* [Instructions to follow]: Repeat only the lines from the line containing "Give me the" through the line containing "5.938, 6.0]", both included, exactly as they stand.

--- start of Recorded data ---

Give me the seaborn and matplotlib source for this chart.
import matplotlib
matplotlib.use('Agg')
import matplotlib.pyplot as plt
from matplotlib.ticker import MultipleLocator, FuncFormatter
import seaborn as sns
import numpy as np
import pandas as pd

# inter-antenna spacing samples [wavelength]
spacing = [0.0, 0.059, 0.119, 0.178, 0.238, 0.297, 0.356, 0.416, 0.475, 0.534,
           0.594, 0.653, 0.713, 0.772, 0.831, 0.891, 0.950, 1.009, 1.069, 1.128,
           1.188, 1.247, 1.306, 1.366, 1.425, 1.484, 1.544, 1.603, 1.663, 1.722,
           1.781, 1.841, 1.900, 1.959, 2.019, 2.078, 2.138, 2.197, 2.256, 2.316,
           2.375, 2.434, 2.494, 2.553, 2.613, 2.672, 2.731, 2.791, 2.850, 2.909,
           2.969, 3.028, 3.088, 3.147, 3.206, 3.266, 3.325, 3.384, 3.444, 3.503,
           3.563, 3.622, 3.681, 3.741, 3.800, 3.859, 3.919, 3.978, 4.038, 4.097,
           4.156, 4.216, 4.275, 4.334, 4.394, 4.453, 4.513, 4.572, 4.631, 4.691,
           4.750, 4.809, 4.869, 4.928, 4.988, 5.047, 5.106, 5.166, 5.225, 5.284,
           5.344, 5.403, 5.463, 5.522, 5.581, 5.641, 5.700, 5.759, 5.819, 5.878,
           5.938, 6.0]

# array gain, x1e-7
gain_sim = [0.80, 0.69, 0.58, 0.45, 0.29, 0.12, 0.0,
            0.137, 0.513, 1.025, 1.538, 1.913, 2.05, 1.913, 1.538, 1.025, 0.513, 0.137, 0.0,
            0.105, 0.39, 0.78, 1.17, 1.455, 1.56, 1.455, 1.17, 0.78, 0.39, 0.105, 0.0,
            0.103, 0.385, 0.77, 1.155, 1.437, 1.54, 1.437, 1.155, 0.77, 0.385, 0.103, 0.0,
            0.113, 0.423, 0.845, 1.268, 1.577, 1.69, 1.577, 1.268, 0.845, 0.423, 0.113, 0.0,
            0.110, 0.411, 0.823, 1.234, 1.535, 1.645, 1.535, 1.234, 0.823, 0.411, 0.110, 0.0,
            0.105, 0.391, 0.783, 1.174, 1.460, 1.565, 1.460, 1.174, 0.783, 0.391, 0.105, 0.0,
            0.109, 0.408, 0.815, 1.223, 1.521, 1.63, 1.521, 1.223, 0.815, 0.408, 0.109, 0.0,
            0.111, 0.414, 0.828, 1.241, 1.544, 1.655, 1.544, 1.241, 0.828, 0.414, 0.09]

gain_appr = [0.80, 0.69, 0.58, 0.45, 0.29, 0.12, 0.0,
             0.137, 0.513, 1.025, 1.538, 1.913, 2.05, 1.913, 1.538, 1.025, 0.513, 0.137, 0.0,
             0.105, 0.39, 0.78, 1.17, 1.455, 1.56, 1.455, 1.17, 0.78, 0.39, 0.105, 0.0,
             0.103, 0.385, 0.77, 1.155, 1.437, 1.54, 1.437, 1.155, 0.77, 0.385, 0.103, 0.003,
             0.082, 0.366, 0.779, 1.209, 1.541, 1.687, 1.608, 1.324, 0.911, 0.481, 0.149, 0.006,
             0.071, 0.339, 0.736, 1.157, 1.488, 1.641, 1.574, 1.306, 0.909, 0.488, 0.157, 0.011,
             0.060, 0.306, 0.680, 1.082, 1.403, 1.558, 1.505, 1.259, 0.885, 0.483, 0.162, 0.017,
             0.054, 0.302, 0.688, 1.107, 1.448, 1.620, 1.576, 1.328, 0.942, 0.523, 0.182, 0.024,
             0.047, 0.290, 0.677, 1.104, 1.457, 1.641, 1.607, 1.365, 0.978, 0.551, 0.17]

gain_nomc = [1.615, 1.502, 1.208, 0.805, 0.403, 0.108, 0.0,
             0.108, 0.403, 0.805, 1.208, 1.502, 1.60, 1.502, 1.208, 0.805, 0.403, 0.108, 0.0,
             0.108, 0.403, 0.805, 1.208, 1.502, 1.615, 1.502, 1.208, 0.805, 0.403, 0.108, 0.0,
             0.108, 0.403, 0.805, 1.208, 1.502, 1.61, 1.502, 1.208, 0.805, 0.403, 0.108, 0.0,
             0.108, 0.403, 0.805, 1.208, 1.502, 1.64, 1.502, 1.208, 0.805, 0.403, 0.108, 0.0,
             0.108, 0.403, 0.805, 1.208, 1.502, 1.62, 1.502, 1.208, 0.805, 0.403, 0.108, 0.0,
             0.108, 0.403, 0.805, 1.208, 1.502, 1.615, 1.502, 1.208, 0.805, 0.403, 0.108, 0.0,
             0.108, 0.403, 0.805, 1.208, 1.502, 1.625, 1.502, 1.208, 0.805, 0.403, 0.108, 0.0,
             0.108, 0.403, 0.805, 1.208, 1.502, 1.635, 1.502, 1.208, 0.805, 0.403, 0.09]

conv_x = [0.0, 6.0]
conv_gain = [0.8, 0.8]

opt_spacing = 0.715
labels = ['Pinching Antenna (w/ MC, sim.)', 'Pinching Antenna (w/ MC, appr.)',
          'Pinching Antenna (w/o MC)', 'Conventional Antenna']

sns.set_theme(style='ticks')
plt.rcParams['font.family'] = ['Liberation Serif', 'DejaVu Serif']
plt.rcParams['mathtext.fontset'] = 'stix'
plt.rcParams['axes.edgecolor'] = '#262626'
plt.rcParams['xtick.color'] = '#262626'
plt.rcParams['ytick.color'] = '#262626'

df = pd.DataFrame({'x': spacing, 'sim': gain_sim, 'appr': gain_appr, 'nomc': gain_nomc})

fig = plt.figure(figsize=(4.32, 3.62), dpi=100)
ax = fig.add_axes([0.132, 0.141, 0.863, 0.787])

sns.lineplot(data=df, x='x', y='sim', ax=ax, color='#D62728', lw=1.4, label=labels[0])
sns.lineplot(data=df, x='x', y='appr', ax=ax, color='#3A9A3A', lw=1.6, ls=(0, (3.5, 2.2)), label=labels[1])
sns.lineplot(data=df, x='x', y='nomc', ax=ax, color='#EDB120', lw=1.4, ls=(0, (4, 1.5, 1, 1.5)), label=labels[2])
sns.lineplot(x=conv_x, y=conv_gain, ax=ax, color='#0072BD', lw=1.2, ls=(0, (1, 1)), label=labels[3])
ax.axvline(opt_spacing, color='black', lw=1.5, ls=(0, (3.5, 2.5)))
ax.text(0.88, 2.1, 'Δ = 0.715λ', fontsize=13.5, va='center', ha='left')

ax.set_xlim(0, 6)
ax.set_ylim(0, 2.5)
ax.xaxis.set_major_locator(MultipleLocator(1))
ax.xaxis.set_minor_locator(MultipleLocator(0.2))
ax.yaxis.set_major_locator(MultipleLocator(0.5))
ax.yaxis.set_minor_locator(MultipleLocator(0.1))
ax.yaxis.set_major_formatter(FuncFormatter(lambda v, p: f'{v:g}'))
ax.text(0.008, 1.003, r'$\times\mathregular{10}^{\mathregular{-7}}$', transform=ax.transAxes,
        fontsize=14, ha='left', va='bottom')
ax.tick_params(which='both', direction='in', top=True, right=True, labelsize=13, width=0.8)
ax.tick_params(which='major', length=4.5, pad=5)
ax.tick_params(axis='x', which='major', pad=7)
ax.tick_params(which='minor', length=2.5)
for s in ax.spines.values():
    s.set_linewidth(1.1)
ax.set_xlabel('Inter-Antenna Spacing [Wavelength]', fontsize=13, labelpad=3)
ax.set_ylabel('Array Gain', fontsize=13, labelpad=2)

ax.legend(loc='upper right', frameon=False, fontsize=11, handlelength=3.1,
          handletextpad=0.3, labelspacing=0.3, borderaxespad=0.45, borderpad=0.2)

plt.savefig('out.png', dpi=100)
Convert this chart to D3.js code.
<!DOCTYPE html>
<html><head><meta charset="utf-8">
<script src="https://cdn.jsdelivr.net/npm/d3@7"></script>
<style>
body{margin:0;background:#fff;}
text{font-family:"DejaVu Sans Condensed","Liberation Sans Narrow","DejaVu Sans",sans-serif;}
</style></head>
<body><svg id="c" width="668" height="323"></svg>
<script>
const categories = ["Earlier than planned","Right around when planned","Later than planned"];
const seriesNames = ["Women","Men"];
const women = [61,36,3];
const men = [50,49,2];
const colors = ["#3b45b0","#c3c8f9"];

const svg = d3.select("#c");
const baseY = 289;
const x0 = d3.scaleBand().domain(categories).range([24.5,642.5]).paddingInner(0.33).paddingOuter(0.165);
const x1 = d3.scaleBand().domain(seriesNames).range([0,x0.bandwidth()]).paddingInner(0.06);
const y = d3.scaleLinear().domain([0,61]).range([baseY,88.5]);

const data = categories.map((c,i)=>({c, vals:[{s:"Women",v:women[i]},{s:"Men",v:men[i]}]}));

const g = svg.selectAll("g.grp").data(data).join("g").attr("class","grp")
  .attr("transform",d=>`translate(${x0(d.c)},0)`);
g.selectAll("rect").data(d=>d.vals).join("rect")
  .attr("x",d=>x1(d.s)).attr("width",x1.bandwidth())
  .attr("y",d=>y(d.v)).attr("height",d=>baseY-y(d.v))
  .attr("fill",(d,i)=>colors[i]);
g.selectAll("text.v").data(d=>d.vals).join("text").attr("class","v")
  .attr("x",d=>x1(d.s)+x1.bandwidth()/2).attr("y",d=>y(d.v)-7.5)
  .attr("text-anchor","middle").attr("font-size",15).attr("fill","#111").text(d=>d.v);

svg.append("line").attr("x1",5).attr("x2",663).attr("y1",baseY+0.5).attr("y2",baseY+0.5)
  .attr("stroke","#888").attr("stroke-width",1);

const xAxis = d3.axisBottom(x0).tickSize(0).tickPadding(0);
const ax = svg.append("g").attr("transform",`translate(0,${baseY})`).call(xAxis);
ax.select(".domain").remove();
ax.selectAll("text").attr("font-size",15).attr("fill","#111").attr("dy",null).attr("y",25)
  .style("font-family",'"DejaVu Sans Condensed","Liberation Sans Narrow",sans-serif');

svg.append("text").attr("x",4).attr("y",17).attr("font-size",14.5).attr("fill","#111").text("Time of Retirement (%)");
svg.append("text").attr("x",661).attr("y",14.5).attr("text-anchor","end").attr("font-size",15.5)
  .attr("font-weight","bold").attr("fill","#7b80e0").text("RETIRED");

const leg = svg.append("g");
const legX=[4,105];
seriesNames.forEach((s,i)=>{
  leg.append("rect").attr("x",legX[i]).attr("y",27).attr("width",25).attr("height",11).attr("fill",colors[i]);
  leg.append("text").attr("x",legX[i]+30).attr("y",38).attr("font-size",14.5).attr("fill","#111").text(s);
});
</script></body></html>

--- end of Recorded data ---
--- start of Recorded data ---

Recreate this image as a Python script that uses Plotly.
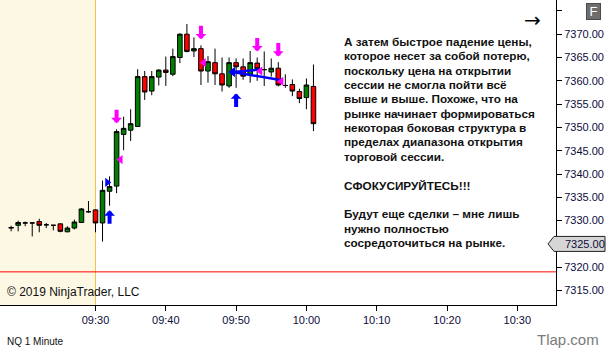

--- end of Recorded data ---
--- start of Recorded data ---

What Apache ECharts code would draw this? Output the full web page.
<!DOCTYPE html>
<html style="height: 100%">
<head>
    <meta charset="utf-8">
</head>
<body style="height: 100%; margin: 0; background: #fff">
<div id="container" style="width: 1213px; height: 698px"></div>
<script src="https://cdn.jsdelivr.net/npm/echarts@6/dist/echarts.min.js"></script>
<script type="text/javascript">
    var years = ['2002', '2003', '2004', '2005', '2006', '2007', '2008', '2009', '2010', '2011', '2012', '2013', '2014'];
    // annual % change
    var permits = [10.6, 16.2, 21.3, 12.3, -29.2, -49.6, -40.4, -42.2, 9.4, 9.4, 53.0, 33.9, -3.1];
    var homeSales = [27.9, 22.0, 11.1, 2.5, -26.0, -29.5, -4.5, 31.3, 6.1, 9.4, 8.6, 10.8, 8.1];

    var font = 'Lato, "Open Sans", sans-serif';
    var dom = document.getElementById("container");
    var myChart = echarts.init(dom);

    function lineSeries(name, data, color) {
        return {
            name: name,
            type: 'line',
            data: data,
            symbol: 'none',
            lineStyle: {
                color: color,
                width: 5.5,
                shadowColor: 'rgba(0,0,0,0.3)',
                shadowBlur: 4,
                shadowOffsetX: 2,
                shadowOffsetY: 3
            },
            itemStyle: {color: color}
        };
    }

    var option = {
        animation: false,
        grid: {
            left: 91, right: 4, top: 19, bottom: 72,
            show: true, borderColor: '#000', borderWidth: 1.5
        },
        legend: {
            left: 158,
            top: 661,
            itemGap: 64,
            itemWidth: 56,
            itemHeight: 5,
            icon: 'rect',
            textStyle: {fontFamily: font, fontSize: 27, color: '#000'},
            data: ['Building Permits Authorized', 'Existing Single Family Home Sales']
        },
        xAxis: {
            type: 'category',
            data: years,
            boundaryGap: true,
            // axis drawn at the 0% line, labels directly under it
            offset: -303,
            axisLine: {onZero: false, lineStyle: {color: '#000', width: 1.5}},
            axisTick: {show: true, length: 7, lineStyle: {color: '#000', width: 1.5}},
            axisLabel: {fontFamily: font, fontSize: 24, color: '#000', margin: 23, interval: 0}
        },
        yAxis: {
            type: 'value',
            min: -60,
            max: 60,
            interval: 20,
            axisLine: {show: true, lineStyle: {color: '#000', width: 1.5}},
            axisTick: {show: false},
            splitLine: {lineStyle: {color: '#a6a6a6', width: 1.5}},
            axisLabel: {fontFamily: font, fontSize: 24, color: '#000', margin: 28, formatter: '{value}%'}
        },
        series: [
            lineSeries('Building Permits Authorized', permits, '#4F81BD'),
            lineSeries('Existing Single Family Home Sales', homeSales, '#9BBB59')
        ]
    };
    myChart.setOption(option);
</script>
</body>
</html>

--- end of Recorded data ---

* [Solution to the problem]:
Give me the seaborn and matplotlib source for this chart.
import matplotlib
matplotlib.use('Agg')
import matplotlib.pyplot as plt
from matplotlib.ticker import MultipleLocator, FuncFormatter
import seaborn as sns
import numpy as np
import pandas as pd

# inter-antenna spacing samples [wavelength]
spacing = [0.0, 0.059, 0.119, 0.178, 0.238, 0.297, 0.356, 0.416, 0.475, 0.534,
           0.594, 0.653, 0.713, 0.772, 0.831, 0.891, 0.950, 1.009, 1.069, 1.128,
           1.188, 1.247, 1.306, 1.366, 1.425, 1.484, 1.544, 1.603, 1.663, 1.722,
           1.781, 1.841, 1.900, 1.959, 2.019, 2.078, 2.138, 2.197, 2.256, 2.316,
           2.375, 2.434, 2.494, 2.553, 2.613, 2.672, 2.731, 2.791, 2.850, 2.909,
           2.969, 3.028, 3.088, 3.147, 3.206, 3.266, 3.325, 3.384, 3.444, 3.503,
           3.563, 3.622, 3.681, 3.741, 3.800, 3.859, 3.919, 3.978, 4.038, 4.097,
           4.156, 4.216, 4.275, 4.334, 4.394, 4.453, 4.513, 4.572, 4.631, 4.691,
           4.750, 4.809, 4.869, 4.928, 4.988, 5.047, 5.106, 5.166, 5.225, 5.284,
           5.344, 5.403, 5.463, 5.522, 5.581, 5.641, 5.700, 5.759, 5.819, 5.878,
           5.938, 6.0]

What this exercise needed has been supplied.